December 27, 2024 Breaking News, Latest News, and Videos

Santa Monica Rejects Bottled Water Hoax!:

Come on, fess up: You never really believed the water inside those plastic bottles was special. You just liked the feel of it; that tiny blast of elitism that came with sipping water purchased retail. It was like the lift one gets walking around with a $100 pair of $3 sandals from China inside an oversized boutique shopping bag identifying the store that just gleefully shanked you on the flip-flops.

Well, enjoy your watery memories because all that’s over. At least the bottled water part. Last week several large corporate bottled water distributors agreed to label their bottles with honest information regarding the source of their water: the kitchen sink.

A group called Corporate Accountability International (those words are like a prayer, aren’t they?) has been putting pressure on bottled water sellers to curb what it believed were misleading marketing practices. Specifically, Pepsico has always sold its Aquafina bottled water with a drawing of mountains over the nameplate implying that the source of the water was mountain springs. Or at least a stream running near the cabin where Heidi lived with her grandfather and the goats.

Now Aquafina bottles will be labeled “P.W.S.” meaning “public water source.” Translation: tap water. This language likely beat out other suggestions such as “P.W.B.” for “posturing with brands” or the more direct “T.W.C.” for “tap water, chump.” Nestle will add the language “municipal sources” to its bottled water, but Coca-Cola is still resisting on its Dasani brand water. Coke thinks it’s enough that the label reads “purified water” which is tap water run through some filters.

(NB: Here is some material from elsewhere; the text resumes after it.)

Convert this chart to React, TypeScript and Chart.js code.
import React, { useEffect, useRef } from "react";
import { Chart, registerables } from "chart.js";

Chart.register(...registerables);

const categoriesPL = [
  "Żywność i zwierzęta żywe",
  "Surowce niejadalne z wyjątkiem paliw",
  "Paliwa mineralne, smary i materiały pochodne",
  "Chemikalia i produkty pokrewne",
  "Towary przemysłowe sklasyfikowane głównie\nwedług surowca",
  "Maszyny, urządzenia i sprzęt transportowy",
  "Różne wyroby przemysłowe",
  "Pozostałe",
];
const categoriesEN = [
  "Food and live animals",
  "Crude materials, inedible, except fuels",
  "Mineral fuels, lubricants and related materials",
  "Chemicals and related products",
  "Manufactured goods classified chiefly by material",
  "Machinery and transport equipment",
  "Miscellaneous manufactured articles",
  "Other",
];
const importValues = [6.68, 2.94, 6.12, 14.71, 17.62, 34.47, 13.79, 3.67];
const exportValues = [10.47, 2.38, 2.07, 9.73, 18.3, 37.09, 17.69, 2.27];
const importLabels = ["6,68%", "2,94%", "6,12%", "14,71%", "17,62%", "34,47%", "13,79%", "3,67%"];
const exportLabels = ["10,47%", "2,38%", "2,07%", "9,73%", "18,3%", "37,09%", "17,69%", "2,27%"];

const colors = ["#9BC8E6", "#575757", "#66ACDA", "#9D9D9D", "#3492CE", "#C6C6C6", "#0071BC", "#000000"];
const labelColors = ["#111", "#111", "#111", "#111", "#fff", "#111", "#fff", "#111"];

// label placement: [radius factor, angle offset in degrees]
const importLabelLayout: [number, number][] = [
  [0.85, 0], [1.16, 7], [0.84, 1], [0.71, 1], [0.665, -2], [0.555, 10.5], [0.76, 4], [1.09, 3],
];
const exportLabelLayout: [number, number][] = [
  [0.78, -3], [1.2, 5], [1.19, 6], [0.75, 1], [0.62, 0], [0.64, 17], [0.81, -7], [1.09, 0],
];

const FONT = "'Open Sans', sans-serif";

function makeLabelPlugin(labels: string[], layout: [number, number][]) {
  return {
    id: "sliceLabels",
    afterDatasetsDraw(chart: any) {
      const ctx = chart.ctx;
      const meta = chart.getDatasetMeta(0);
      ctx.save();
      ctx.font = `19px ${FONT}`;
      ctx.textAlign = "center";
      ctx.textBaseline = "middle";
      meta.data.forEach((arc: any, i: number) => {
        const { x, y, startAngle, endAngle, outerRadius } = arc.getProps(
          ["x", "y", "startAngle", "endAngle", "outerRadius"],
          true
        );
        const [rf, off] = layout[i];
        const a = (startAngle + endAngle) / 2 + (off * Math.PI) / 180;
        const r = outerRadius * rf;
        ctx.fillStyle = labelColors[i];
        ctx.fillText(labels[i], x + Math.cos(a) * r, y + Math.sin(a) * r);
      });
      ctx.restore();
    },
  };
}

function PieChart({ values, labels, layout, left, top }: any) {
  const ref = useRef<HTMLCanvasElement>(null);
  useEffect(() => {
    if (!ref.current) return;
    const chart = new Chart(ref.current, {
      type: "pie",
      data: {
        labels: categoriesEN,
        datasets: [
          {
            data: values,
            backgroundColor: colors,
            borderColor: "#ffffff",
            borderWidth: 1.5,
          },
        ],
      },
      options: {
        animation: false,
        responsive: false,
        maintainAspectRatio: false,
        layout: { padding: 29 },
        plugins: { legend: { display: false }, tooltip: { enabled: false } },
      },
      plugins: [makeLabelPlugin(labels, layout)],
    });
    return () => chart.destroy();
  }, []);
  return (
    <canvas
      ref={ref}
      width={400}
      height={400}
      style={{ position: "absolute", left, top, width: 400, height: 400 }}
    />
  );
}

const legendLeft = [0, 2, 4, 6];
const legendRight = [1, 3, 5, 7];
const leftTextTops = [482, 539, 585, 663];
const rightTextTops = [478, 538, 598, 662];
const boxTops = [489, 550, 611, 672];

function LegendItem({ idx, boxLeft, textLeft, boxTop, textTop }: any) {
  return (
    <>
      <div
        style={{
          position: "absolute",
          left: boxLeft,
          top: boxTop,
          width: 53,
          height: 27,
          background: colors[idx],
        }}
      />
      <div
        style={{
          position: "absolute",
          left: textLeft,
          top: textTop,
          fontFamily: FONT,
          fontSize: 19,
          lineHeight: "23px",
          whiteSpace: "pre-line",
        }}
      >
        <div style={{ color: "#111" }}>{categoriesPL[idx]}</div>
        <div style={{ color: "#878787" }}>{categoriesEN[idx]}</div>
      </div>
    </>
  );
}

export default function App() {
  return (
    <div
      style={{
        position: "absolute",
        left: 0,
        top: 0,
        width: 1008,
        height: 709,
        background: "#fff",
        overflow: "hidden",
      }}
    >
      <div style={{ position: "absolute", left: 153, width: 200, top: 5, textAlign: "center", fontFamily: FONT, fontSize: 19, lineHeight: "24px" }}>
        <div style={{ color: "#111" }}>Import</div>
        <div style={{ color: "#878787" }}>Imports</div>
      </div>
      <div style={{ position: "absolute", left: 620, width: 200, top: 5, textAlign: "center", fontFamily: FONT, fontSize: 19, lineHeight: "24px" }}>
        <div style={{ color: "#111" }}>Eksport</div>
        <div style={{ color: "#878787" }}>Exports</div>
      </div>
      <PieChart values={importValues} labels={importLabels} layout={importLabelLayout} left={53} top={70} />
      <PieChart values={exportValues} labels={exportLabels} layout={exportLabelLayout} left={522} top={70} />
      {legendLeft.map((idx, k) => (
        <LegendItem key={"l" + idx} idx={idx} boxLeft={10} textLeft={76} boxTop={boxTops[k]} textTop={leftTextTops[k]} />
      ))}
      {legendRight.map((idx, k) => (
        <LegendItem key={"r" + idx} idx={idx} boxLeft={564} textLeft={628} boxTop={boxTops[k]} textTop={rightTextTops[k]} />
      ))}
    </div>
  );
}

Now that the upscale patina of bottled water has been peeled-off, we can focus on the damage empty water bottles are doing. Just like pretending that bottled water was something different, we also deluded ourselves about the mountains of empties growing in our landfills. We somehow imagined a modern day “Rumpelstiltskin” in which a golden-haired maiden was spinning discarded plastic bottles into hip clothing and backpacks. While recycling does take place, only an estimated one in six water bottles gets recycled. And the U.S. alone creates 70 million empty water bottles… per day.

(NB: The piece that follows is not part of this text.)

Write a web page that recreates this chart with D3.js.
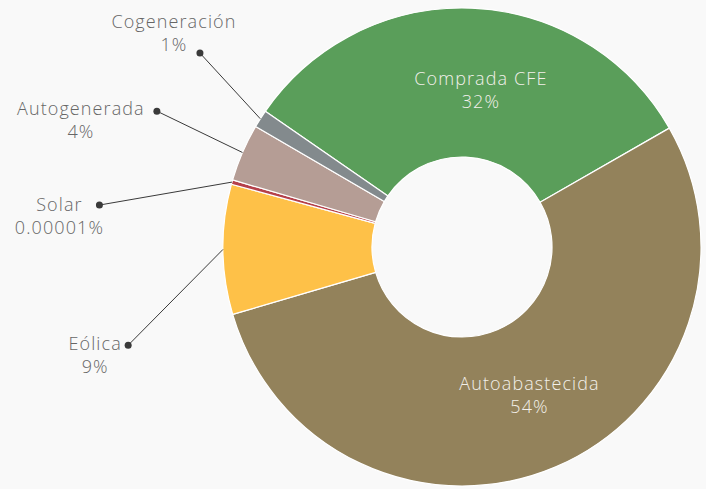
<!DOCTYPE html>
<html>
<head>
<meta charset="utf-8">
<script src="https://cdn.jsdelivr.net/npm/d3@7"></script>
<style>
  body { margin: 0; background: #f9f9f9; }
  text { font-family: "Open Sans", Lato, sans-serif; font-weight: 300; letter-spacing: 1.1px; }
</style>
</head>
<body>
<div id="chart-area"></div>
<script>
// shares of energy source (percent), clockwise from Comprada CFE
const categories = ["Comprada CFE", "Autoabastecida", "Eólica", "Solar", "Autogenerada", "Cogeneración"];
const shares = [32.2, 53.9, 8.8, 0.3, 3.9, 1.2];
const shareLabels = ["32%", "54%", "9%", "0.00001%", "4%", "1%"];
const colors = ["#5a9e5a", "#93825b", "#fec148", "#b5404a", "#b59d95", "#838a8d"];

const chart = { width: 706, height: 489 };
const cx = 462, cy = 247;
const outer = 239, inner = 90;

// outside labels: dot angle (deg), dot radius, text offset from dot
const outside = {
  "Cogeneración": { a: 306.5, r: 326, dx: -26, dy: -31 },
  "Autogenerada": { a: 294, r: 334, dx: -76, dy: -2 },
  "Solar": { a: 276.6, r: 365, dx: -40, dy: 0 },
  "Eólica": { a: 253.6, r: 348, dx: -33, dy: -1 }
};
// small nudges for the inside labels
const insideNudge = {
  "Comprada CFE": [12, 2],
  "Autoabastecida": [3, -8]
};

const data = categories.map((c, i) => ({
  name: c, value: shares[i], label: shareLabels[i], color: colors[i]
}));

const svg = d3.select("#chart-area").append("svg")
  .attr("width", chart.width)
  .attr("height", chart.height);

svg.append("rect")
  .attr("width", chart.width)
  .attr("height", chart.height)
  .attr("fill", "#f9f9f9");

const g = svg.append("g").attr("transform", `translate(${cx}, ${cy})`);

const rad = deg => deg * Math.PI / 180;
const start = rad(-55.4);

const pie = d3.pie().sort(null).value(d => d.value)
  .startAngle(start).endAngle(start + 2 * Math.PI);

const arc = d3.arc().innerRadius(inner).outerRadius(outer);

const arcs = pie(data);

g.selectAll("path.slice")
  .data(arcs)
  .enter()
  .append("path")
  .attr("class", "slice")
  .attr("d", arc)
  .attr("fill", d => d.data.color)
  .attr("stroke", "#ffffff")
  .attr("stroke-width", 1.2)
  .attr("stroke-linejoin", "round");

// inside labels for the big slices
arcs.filter(d => insideNudge[d.data.name]).forEach(d => {
  const [x, y] = arc.centroid(d);
  const [nx, ny] = insideNudge[d.data.name];
  const t = g.append("text")
    .attr("text-anchor", "middle")
    .attr("fill", "#f2f0ea")
    .style("font-size", "18px");
  t.append("tspan").attr("x", x + nx).attr("y", y + ny).text(d.data.name);
  t.append("tspan").attr("x", x + nx).attr("y", y + ny + 23).text(d.data.label);
});

// outside labels with connectors
const pt = (a, r) => [Math.sin(a) * r, -Math.cos(a) * r];

arcs.filter(d => outside[d.data.name]).forEach(d => {
  const o = outside[d.data.name];
  const mid = (d.startAngle + d.endAngle) / 2;
  const [x0, y0] = pt(mid, outer);
  const [x1, y1] = pt(rad(o.a), o.r);

  g.append("line")
    .attr("x1", x0).attr("y1", y0)
    .attr("x2", x1).attr("y2", y1)
    .attr("stroke", "#3a3a3a")
    .attr("stroke-width", 1);

  g.append("circle")
    .attr("cx", x1).attr("cy", y1)
    .attr("r", 3.5)
    .attr("fill", "#3a3a3a");

  const t = g.append("text")
    .attr("text-anchor", "middle")
    .attr("fill", "#666666")
    .style("font-size", "18px");
  t.append("tspan").attr("x", x1 + o.dx).attr("y", y1 + o.dy + 6).text(d.data.name);
  t.append("tspan").attr("x", x1 + o.dx).attr("y", y1 + o.dy + 29).text(d.data.label);
});
</script>
</body>
</html>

What’s getting more attention now is the so-called “carbon footprint” of our bottled water obsession. Imagine the chain involving making the plastic bottles, wrapping cartons of plastic bottles in plastic for shipping, printing labels and cartons and fuel to move the plastic bottles to stores. One estimate states that 10 million barrels of oil are used in new water bottle production every year.

Which is why I’ve taken on one more plastic bottle: the refillable bottle shown in the photo. With insulated walls and a wide access top, this bottle fills with a generous amount of tap water and ice cubes. It goes anywhere retail water goes, comes back, and does it again. And stylin’? Admittedly there is something very “boomer” and even a little dotty about carrying a refillable bottle. You’ll have to work through that. And there’s always that illusion that disposable things are somehow cleaner. Ironically or otherwise, the EPA standards for tap water are stricter than the FDA standards for bottled water. Testing by groups such as the Izaak Walton League has proven time and again that local tap water is more pure than bottled water.

Santa Monica, with its global focus on our beaches and drunken actresses, should lead the shift away from bottled water. But how can our city provide a model for the nation? Taxing bottled water will only encourage the vanity aspects. Outlawing bottled water doesn’t seem prudent when we know the planet’s on fire and getting warmer. I would propose a three-step plan.

The city should use its considerable communication resources to encourage the use of refillable water bottles. Retailers of tourist goods such as film and cocoa butter should display sensible “green” refillable bottles. And local businesses need to be user-friendly to refillable bottles. Maybe they could display a decal reading: “Need a fill-up? Just ask!” I submit that business might be generated by this open attitude. And eventually it will become cool and fashionable to tote a refillable bottle, in the same way it has become hip to look like you are not part of the problem.